The family-owned Spanish designer and manufacturer of fragrances for perfumery, personal and home care products ended 2017 with a turnover of more than EUR72.2 million, five per cent more than the previous year.
“These figures confirm that the company is on the right track with a growth strategy that will include further strong investments. The CAPEX for 2017 was almost EUR3 million, which was used to optimising the Singapore and Barcelona plants, SAP implementation in Mexico and new warehouse coding systems,” detailed the company in a release.
During the latest year, Eurofragrance has diversified its geographical and segment operations with the aim to enhance growth. This has led to 27% higher sales in the Asian Pacific area and 32% in Turkey. Eurofragrance also achieved growth in mature markets like Europe and Spain, where figures are up by 17% and 18%, respectively.

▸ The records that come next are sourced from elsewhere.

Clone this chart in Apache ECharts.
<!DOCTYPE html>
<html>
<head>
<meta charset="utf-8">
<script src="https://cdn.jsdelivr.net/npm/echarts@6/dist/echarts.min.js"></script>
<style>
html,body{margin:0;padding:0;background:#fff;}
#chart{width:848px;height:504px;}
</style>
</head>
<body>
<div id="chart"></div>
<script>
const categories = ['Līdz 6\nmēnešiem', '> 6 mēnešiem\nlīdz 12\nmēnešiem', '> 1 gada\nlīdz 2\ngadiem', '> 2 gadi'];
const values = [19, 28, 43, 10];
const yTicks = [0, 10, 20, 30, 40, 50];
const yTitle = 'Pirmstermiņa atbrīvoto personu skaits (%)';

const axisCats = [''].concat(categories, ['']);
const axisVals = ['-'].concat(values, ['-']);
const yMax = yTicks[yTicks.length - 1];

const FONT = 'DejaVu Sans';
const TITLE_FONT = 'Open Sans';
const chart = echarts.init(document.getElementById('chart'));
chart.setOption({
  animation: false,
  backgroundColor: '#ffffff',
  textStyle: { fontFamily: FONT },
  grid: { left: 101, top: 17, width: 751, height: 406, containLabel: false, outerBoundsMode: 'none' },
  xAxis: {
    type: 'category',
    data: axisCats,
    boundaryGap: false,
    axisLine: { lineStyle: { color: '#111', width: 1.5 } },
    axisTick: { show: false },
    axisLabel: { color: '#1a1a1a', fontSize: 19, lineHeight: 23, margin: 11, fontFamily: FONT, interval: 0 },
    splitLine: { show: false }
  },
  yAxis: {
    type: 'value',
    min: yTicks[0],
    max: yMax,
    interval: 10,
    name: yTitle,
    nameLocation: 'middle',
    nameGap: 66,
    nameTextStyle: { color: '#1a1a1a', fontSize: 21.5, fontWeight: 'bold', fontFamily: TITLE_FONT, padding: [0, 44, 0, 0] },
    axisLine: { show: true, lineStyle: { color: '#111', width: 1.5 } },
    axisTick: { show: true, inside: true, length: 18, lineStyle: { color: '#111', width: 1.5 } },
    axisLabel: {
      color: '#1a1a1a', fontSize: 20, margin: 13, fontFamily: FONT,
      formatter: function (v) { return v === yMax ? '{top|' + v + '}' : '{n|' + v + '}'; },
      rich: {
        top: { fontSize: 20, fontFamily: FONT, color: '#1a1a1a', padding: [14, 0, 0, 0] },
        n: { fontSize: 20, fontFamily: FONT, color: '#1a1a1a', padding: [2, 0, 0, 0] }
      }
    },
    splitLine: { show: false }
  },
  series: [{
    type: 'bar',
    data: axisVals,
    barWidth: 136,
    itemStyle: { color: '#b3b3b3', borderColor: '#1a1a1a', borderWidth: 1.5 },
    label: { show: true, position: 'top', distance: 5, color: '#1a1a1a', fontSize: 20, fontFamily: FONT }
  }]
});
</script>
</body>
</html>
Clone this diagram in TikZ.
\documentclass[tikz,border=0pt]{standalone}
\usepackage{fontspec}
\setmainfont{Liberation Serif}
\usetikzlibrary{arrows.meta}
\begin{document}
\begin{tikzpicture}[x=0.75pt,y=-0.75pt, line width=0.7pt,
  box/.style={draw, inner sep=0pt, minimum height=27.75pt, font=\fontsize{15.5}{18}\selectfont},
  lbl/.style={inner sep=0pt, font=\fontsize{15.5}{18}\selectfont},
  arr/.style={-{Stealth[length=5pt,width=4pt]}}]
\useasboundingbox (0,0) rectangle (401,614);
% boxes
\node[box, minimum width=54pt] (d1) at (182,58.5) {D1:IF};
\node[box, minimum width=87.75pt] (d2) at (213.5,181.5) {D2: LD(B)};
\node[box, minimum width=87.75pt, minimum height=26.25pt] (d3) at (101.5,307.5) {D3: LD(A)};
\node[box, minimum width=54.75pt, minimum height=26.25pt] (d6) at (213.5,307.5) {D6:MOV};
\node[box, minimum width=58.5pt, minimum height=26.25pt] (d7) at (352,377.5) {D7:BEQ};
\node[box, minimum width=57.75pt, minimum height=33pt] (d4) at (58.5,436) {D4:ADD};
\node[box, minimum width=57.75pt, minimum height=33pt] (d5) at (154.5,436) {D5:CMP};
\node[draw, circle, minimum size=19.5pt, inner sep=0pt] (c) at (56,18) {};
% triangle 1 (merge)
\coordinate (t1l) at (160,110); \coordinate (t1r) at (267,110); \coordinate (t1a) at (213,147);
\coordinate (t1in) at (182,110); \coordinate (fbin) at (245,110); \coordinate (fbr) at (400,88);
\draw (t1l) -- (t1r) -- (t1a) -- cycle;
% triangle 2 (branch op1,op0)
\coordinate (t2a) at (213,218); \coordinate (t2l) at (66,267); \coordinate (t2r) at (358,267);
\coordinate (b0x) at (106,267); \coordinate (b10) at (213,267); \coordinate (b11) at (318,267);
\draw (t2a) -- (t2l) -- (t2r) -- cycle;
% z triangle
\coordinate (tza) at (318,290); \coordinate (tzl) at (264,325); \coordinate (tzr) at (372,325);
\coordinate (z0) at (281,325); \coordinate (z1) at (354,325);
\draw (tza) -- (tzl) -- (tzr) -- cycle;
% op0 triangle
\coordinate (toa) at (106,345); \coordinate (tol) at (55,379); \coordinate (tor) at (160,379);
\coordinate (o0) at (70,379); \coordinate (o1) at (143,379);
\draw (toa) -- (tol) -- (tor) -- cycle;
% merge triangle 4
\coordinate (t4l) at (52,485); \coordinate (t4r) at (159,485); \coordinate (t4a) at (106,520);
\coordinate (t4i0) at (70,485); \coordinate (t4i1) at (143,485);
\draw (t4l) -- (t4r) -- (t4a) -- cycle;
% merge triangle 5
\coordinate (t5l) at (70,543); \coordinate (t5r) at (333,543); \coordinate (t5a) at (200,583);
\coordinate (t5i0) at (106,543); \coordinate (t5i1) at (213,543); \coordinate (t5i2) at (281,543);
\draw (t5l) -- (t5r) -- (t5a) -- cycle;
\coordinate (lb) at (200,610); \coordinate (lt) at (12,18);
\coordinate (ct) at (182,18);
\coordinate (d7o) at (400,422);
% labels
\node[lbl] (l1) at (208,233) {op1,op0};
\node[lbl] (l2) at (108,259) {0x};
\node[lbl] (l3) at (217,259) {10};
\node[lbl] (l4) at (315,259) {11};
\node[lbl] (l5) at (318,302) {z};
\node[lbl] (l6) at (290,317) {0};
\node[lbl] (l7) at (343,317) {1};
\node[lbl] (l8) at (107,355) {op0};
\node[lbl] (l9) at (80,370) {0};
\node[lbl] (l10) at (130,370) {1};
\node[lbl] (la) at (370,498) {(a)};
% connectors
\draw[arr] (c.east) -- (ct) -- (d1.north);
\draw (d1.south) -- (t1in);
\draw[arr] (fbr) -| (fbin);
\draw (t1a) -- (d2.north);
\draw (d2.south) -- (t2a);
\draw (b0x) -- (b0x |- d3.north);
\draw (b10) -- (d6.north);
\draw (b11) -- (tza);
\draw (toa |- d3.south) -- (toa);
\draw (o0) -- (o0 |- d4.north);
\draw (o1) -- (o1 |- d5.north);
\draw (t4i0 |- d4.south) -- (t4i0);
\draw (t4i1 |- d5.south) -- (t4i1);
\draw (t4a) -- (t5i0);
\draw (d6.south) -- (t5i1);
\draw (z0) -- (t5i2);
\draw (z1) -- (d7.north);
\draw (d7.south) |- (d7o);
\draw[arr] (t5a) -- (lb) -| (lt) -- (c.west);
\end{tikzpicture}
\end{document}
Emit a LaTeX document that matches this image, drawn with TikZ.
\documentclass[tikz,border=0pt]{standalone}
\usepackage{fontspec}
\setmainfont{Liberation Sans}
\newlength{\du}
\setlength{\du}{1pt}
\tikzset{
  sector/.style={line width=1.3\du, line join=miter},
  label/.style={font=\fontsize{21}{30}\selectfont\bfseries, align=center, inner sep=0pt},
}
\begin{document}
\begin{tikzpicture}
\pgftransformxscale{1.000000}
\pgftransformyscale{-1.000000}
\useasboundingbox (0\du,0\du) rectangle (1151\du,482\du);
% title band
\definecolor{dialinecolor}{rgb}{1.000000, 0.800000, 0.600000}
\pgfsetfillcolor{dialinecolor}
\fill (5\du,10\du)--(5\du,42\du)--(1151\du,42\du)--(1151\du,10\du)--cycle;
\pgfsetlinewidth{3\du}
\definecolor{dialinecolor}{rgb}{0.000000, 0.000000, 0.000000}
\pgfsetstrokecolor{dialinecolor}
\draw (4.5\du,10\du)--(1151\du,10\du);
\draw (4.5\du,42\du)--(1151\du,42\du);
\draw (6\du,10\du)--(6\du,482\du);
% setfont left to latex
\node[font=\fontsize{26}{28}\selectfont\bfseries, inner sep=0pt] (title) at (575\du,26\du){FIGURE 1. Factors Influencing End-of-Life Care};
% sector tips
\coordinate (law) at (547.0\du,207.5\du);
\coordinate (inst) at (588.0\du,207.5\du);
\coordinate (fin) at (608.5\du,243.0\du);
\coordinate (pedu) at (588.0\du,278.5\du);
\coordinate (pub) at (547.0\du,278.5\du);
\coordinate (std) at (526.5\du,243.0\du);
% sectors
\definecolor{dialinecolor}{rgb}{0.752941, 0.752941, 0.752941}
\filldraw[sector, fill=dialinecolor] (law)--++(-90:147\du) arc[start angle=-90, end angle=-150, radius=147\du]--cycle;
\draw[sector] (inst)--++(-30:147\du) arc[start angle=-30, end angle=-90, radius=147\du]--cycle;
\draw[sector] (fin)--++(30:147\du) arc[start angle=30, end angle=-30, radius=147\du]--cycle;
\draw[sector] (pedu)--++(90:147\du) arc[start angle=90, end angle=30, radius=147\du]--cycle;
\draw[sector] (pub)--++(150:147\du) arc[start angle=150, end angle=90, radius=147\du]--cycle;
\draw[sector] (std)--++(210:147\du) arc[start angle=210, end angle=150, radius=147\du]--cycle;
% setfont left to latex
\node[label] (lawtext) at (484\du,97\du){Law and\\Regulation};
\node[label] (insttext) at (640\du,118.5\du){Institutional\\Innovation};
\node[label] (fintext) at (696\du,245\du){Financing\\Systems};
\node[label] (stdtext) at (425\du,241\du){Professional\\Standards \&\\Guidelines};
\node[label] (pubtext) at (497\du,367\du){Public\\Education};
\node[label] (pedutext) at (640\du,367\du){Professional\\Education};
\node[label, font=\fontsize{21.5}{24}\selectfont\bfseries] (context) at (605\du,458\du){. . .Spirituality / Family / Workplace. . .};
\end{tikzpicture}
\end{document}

In addition, Eurofragrance has started expanding in new markets such as the United States, where it recently acquired a majority stake in Fragrance Design LLC, an Atlanta-based company, a transaction that will be complete in 2018.
In the Personal Care and Household segments, Eurofragrance grew by 22% and 24%, respectively, with innovative, creative products designed to appeal specifically to each client, providing great added value.
“The goal is to continue with the 2020 strategic plan, focused on Eurofragrance’s growth and profitability,” said Eurofragrance’s CEO, Laurent Mercier.